### [Exercise data]
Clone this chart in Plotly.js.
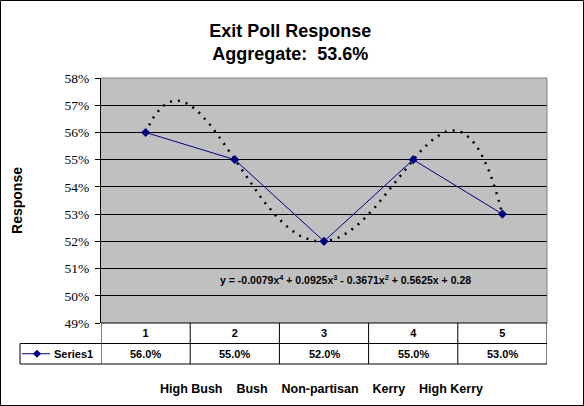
<!DOCTYPE html>
<html>
<head>
<meta charset="utf-8">
<script src="https://cdn.plot.ly/plotly-3.0.1.min.js"></script>
<style>
  html, body { margin: 0; padding: 0; background: #ffffff; }
  #chart { width: 584px; height: 406px; }
</style>
</head>
<body>
<div id="chart"></div>
<script>
// ---- data ----
var categories = [1, 2, 3, 4, 5];
var tickLabels = ['1', '2', '3', '4', '5'];
var seriesName = 'Series1';
var seriesValues = [0.56, 0.55, 0.52, 0.55, 0.53];
var groupLabels = ['High Bush', 'Bush', 'Non-partisan', 'Kerry', 'High Kerry'];
var titleLines = ['Exit Poll Response', 'Aggregate:\u00A0\u00A053.6%'];
var yTitle = 'Response';
var trendEquation = 'y = -0.0079x<sup>4</sup> + 0.0925x<sup>3</sup> - 0.3671x<sup>2</sup> + 0.5625x + 0.28';

// ---- 4th-order polynomial trendline (exact least-squares fit through the 5 points) ----
function polyFit(xs, ys, x) {
  var s = 0;
  for (var i = 0; i < xs.length; i++) {
    var t = ys[i];
    for (var j = 0; j < xs.length; j++) {
      if (j !== i) t *= (x - xs[j]) / (xs[i] - xs[j]);
    }
    s += t;
  }
  return s;
}
var trendX = [], trendY = [];
for (var k = 0; k <= 120; k++) {
  var xv = 1 + k * (4 / 120);
  trendX.push(xv);
  trendY.push(polyFit(categories, seriesValues, xv));
}

// ---- geometry helpers (pixel -> paper) ----
var W = 584, H = 406, L = 101, R = 37, T = 78, B = 83;
var PW = W - L - R, PH = H - T - B;
function px(x) { return (x - L) / PW; }
function py(y) { return (H - B - y) / PH; }

var row1 = py(343.5), row2 = py(364);
var legLeft = px(20);
var rowMid = (row1 + row2) / 2;
var FONT = 'Arial, "Liberation Sans", sans-serif';

var shapes = [];
// outer chart border
shapes.push({type: 'rect', xref: 'paper', yref: 'paper', x0: px(0.5), x1: px(583.5), y0: py(405.5), y1: py(0.5),
  line: {color: '#000', width: 1}});
// plot area border (top, right) gray
shapes.push({type: 'line', xref: 'paper', yref: 'paper', x0: 0, x1: 1, y0: 1, y1: 1, line: {color: '#808080', width: 1}});
shapes.push({type: 'line', xref: 'paper', yref: 'paper', x0: 1, x1: 1, y0: 0, y1: 1, line: {color: '#808080', width: 1}});
// data table lines
shapes.push({type: 'line', xref: 'paper', yref: 'paper', x0: 0, x1: 1, y0: 0, y1: 0, line: {color: '#000', width: 1}});
shapes.push({type: 'line', xref: 'paper', yref: 'paper', x0: legLeft, x1: 1, y0: row1, y1: row1, line: {color: '#000', width: 1}});
shapes.push({type: 'line', xref: 'paper', yref: 'paper', x0: legLeft, x1: 1, y0: row2, y1: row2, line: {color: '#000', width: 1}});
shapes.push({type: 'line', xref: 'paper', yref: 'paper', x0: legLeft, x1: legLeft, y0: row1, y1: row2, line: {color: '#000', width: 1}});
for (var c = 0; c <= categories.length; c++) {
  shapes.push({type: 'line', xref: 'x', yref: 'paper', x0: categories[0] - 0.5 + c, x1: categories[0] - 0.5 + c,
    y0: 0, y1: row2, line: {color: '#000', width: 1}});
}
// legend key inside the table
var keyY = rowMid;
shapes.push({type: 'line', xref: 'paper', yref: 'paper', x0: px(22), x1: px(50), y0: keyY, y1: keyY,
  line: {color: '#000080', width: 1}});
var dx = 3.5 / PW, dy = 3.5 / PH, cx = px(37);
shapes.push({type: 'path', xref: 'paper', yref: 'paper',
  path: 'M ' + (cx - dx) + ' ' + keyY + ' L ' + cx + ' ' + (keyY + dy) + ' L ' + (cx + dx) + ' ' + keyY + ' L ' + cx + ' ' + (keyY - dy) + ' Z',
  fillcolor: '#000080', line: {color: '#000080', width: 1}});

var annotations = [];
// table values row
for (var i = 0; i < categories.length; i++) {
  annotations.push({xref: 'x', yref: 'paper', x: categories[i], y: rowMid, yanchor: 'middle', xanchor: 'center',
    text: '<b>' + (seriesValues[i] * 100).toFixed(1) + '%</b>', showarrow: false,
    font: {family: FONT, size: 11, color: '#000'}});
}
annotations.push({xref: 'paper', yref: 'paper', x: px(52), y: rowMid, xanchor: 'left', yanchor: 'middle',
  text: '<b>' + seriesName + '</b>', showarrow: false, font: {family: FONT, size: 11, color: '#000'}});
// group label line
annotations.push({xref: 'paper', yref: 'paper', x: px(321), y: py(389), xanchor: 'center', yanchor: 'middle',
  text: '<b>' + groupLabels.join('\u00A0\u00A0\u00A0\u00A0') + '</b>', showarrow: false,
  font: {family: FONT, size: 12.5, color: '#000'}});
// trendline equation
annotations.push({xref: 'paper', yref: 'paper', x: px(345), y: py(279), xanchor: 'center', yanchor: 'middle',
  text: '<b>' + trendEquation + '</b>', showarrow: false, font: {family: FONT, size: 10.5, color: '#000'}});

var traces = [
  {x: trendX, y: trendY, type: 'scatter', mode: 'lines', hoverinfo: 'skip', showlegend: false,
   line: {color: '#000', width: 2.5, dash: '2px,6px'}},
  {x: categories, y: seriesValues, type: 'scatter', mode: 'lines+markers', name: seriesName, showlegend: false,
   line: {color: '#000080', width: 1}, marker: {symbol: 'diamond', size: 7, color: '#000080'}}
];

var layout = {
  width: W, height: H,
  margin: {l: L, r: R, t: T, b: B, pad: 0},
  paper_bgcolor: '#ffffff',
  plot_bgcolor: '#c0c0c0',
  showlegend: false,
  title: {text: '<b>' + titleLines[0] + '</b><br><b>' + titleLines[1] + '</b>',
    x: 0.497, xanchor: 'center', xref: 'container', y: 1 - 37 / H, yanchor: 'middle', yref: 'container',
    font: {family: FONT, size: 18, color: '#000'}},
  xaxis: {type: 'linear', range: [0.5, 5.5], tickvals: categories, ticktext: tickLabels.map(function (t) { return '<b>' + t + '</b>'; }),
    showgrid: false, zeroline: false, showline: false, ticks: '', ticklabelstandoff: 2,
    tickfont: {family: FONT, size: 11, color: '#000'}, fixedrange: true},
  yaxis: {range: [0.49, 0.58], dtick: 0.01, tick0: 0.49, tickformat: '.0%',
    showgrid: true, gridcolor: '#000', gridwidth: 1, zeroline: false,
    showline: true, linecolor: '#000', linewidth: 1, ticks: 'outside', ticklen: 5, tickcolor: '#000',
    ticklabelstandoff: 3,
    tickfont: {family: '"Liberation Serif", "Times New Roman", serif', size: 13.5, color: '#000'},
    title: {text: '<b>' + yTitle + '</b>', standoff: 38, font: {family: FONT, size: 14, color: '#000'}},
    fixedrange: true},
  shapes: shapes,
  annotations: annotations
};

Plotly.newPlot('chart', traces, layout, {staticPlot: true, displayModeBar: false});
</script>
</body>
</html>
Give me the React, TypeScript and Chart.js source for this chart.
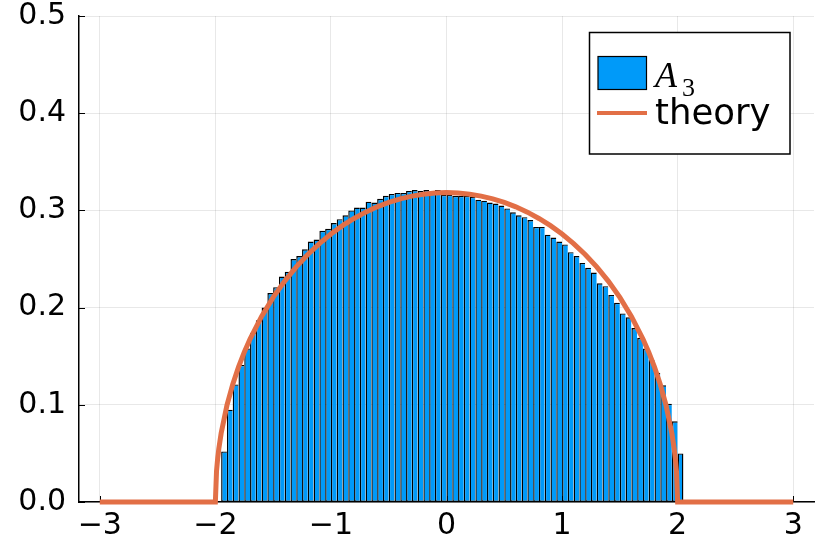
import React, { useEffect, useRef } from "react";
import { Chart, registerables } from "chart.js";

Chart.register(...registerables);

// Histogram: bins of width 0.05 starting at -1.95
const BIN_LEFT = -1.95;
const BIN_WIDTH = 0.05;
const HIST_LABEL = "A\u2083";
const HIST = [
  0.052, 0.095, 0.121, 0.141, 0.158, 0.174, 0.187, 0.2, 0.215, 0.221,
  0.232, 0.237, 0.25, 0.253, 0.26, 0.268, 0.27, 0.279, 0.281, 0.287,
  0.291, 0.295, 0.3, 0.303, 0.303, 0.309, 0.308, 0.312, 0.315, 0.317,
  0.318, 0.318, 0.32, 0.321, 0.32, 0.321, 0.32, 0.321, 0.316, 0.316,
  0.315, 0.315, 0.315, 0.314, 0.311, 0.31, 0.308, 0.307, 0.305, 0.302,
  0.298, 0.295, 0.293, 0.29, 0.283, 0.283, 0.275, 0.272, 0.268, 0.265,
  0.257, 0.253, 0.246, 0.241, 0.236, 0.225, 0.222, 0.213, 0.205, 0.194,
  0.19, 0.179, 0.169, 0.158, 0.146, 0.133, 0.12, 0.101, 0.083, 0.05,
];

// Theory curve samples
const THEORY_LABEL = "theory";
const THEORY_X = [
  -3, -2, -1.99, -1.98, -1.97, -1.95, -1.9, -1.85, -1.8, -1.75, -1.7, -1.6,
  -1.5, -1.4, -1.3, -1.2, -1.1, -1.0, -0.9, -0.8, -0.7, -0.6, -0.5, -0.4,
  -0.3, -0.2, -0.1, 0, 0.1, 0.2, 0.3, 0.4, 0.5, 0.6, 0.7, 0.8, 0.9, 1.0,
  1.1, 1.2, 1.3, 1.4, 1.5, 1.6, 1.7, 1.75, 1.8, 1.85, 1.9, 1.95, 1.97,
  1.98, 1.99, 2, 3,
];
const THEORY_Y = [
  0, 0, 0.0318, 0.0449, 0.0549, 0.0707, 0.0994, 0.1209, 0.1387, 0.1541,
  0.1677, 0.191, 0.2105, 0.2273, 0.2419, 0.2546, 0.2658, 0.2757, 0.2843,
  0.2917, 0.2982, 0.3037, 0.3082, 0.3119, 0.3147, 0.3167, 0.3179, 0.3183,
  0.3179, 0.3167, 0.3147, 0.3119, 0.3082, 0.3037, 0.2982, 0.2917, 0.2843,
  0.2757, 0.2658, 0.2546, 0.2419, 0.2273, 0.2105, 0.191, 0.1677, 0.1541,
  0.1387, 0.1209, 0.0994, 0.0707, 0.0549, 0.0449, 0.0318, 0, 0,
];

const XTICKS = [-3, -2, -1, 0, 1, 2, 3];
const YTICKS = [0, 0.1, 0.2, 0.3, 0.4, 0.5];

const BLUE = "#009AF9";
const ORANGE = "#E26F46";
const FONT = "'DejaVu Sans', sans-serif";

const innerTicks = {
  id: "innerTicks",
  beforeDatasetsDraw(chart: any) {
    const { ctx, chartArea, scales } = chart;
    ctx.save();
    ctx.strokeStyle = "#000";
    ctx.lineWidth = 1;
    ctx.beginPath();
    for (const v of YTICKS) {
      const py = Math.round(scales.y.getPixelForValue(v)) + 0.5;
      ctx.moveTo(chartArea.left, py);
      ctx.lineTo(chartArea.left + 6, py);
    }
    for (const v of XTICKS) {
      const px = Math.round(scales.x.getPixelForValue(v)) + 0.5;
      ctx.moveTo(px, chartArea.bottom);
      ctx.lineTo(px, chartArea.bottom - 6);
    }
    ctx.stroke();
    ctx.restore();
  },
};

const boxLegend = {
  id: "boxLegend",
  afterDraw(chart: any) {
    const { ctx } = chart;
    ctx.save();
    // frame
    ctx.fillStyle = "#fff";
    ctx.fillRect(589.5, 32.5, 200.5, 121.5);
    ctx.strokeStyle = "#000";
    ctx.lineWidth = 1.5;
    ctx.strokeRect(589.5, 32.5, 200.5, 121.5);
    // histogram swatch
    ctx.fillStyle = BLUE;
    ctx.fillRect(598, 56.5, 48.5, 33);
    ctx.lineWidth = 1.2;
    ctx.strokeRect(598, 56.5, 48.5, 33);
    // A_3 label
    ctx.fillStyle = "#000";
    ctx.textBaseline = "alphabetic";
    ctx.textAlign = "left";
    ctx.font = "italic 36px 'Liberation Serif', serif";
    ctx.fillText("A", 655, 87);
    ctx.font = "26px 'Liberation Serif', serif";
    ctx.fillText("3", 682, 96);
    // theory line swatch
    ctx.strokeStyle = ORANGE;
    ctx.lineWidth = 4;
    ctx.beginPath();
    ctx.moveTo(597, 113);
    ctx.lineTo(647, 113);
    ctx.stroke();
    ctx.fillStyle = "#000";
    ctx.font = "35.5px " + FONT;
    ctx.fillText(THEORY_LABEL, 655, 124);
    ctx.restore();
  },
};

export default function App() {
  const ref = useRef<HTMLCanvasElement>(null);

  useEffect(() => {
    if (!ref.current) return;
    Chart.defaults.font.family = FONT;
    const last = HIST.length - 1;
    const chart = new Chart(ref.current, {
      type: "bar",
      data: {
        datasets: [
          {
            type: "bar",
            label: HIST_LABEL,
            data: HIST.map((v, i) => ({ x: BIN_LEFT + BIN_WIDTH * (i + 0.5), y: v })),
            backgroundColor: BLUE,
            borderColor: "#000",
            borderWidth: (c: any) => ({ top: 1.4, left: 1.4, bottom: 1, right: c.dataIndex === last ? 1.4 : 0 }),
            borderSkipped: false,
            inflateAmount: 0,
            barPercentage: 1,
            categoryPercentage: 1,
            grouped: false,
            order: 2,
          } as any,
          {
            type: "line",
            label: THEORY_LABEL,
            data: THEORY_X.map((x, i) => ({ x, y: THEORY_Y[i] })),
            borderColor: ORANGE,
            borderWidth: 5,
            pointRadius: 0,
            fill: false,
            tension: 0,
            clip: false,
            order: 1,
          } as any,
        ],
      },
      options: {
        responsive: false,
        animation: false,
        devicePixelRatio: 1,
        layout: { padding: { top: 16, right: 16, left: 0, bottom: 0 } },
        plugins: { legend: { display: false }, tooltip: { enabled: false } },
        scales: {
          x: {
            type: "linear",
            min: -3.18,
            max: 3.18,
            offset: false,
            afterBuildTicks: (axis: any) => {
              axis.ticks = XTICKS.map((v) => ({ value: v }));
            },
            afterFit: (s: any) => {
              s.height = 52;
              s.paddingLeft = 0;
              s.paddingRight = 0;
            },
            ticks: {
              autoSkip: false,
              maxRotation: 0,
              padding: 6,
              color: "#000",
              font: { size: 30, family: FONT },
              callback: (v: any) => (v < 0 ? "\u2212" + Math.abs(v) : String(v)),
            },
            grid: { color: "rgba(0,0,0,0.09)", lineWidth: 1, drawTicks: false, offset: false },
            border: { display: true, color: "#000", width: 1.5 },
          },
          y: {
            type: "linear",
            min: 0,
            max: 0.5,
            afterBuildTicks: (axis: any) => {
              axis.ticks = YTICKS.map((v) => ({ value: v }));
            },
            afterFit: (s: any) => {
              s.width = 79;
              s.paddingTop = 0;
              s.paddingBottom = 0;
            },
            ticks: {
              padding: 13,
              color: "#000",
              font: { size: 30, family: FONT },
              callback: (v: any) => Number(v).toFixed(1),
            },
            grid: { color: "rgba(0,0,0,0.09)", lineWidth: 1, drawTicks: false },
            border: { display: true, color: "#000", width: 1.5 },
          },
        },
      },
      plugins: [innerTicks, boxLegend],
    } as any);
    return () => chart.destroy();
  }, []);

  return (
    <div style={{ position: "absolute", left: 0, top: 0, width: 830, height: 554, background: "#fff" }}>
      <canvas ref={ref} width={830} height={554} style={{ display: "block" }} />
    </div>
  );
}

### [Instructions for the task]
Search the data above for lines holding "React" and copy each of them.

### [The answer]
Give me the React, TypeScript and Chart.js source for this chart.
import React, { useEffect, useRef } from "react";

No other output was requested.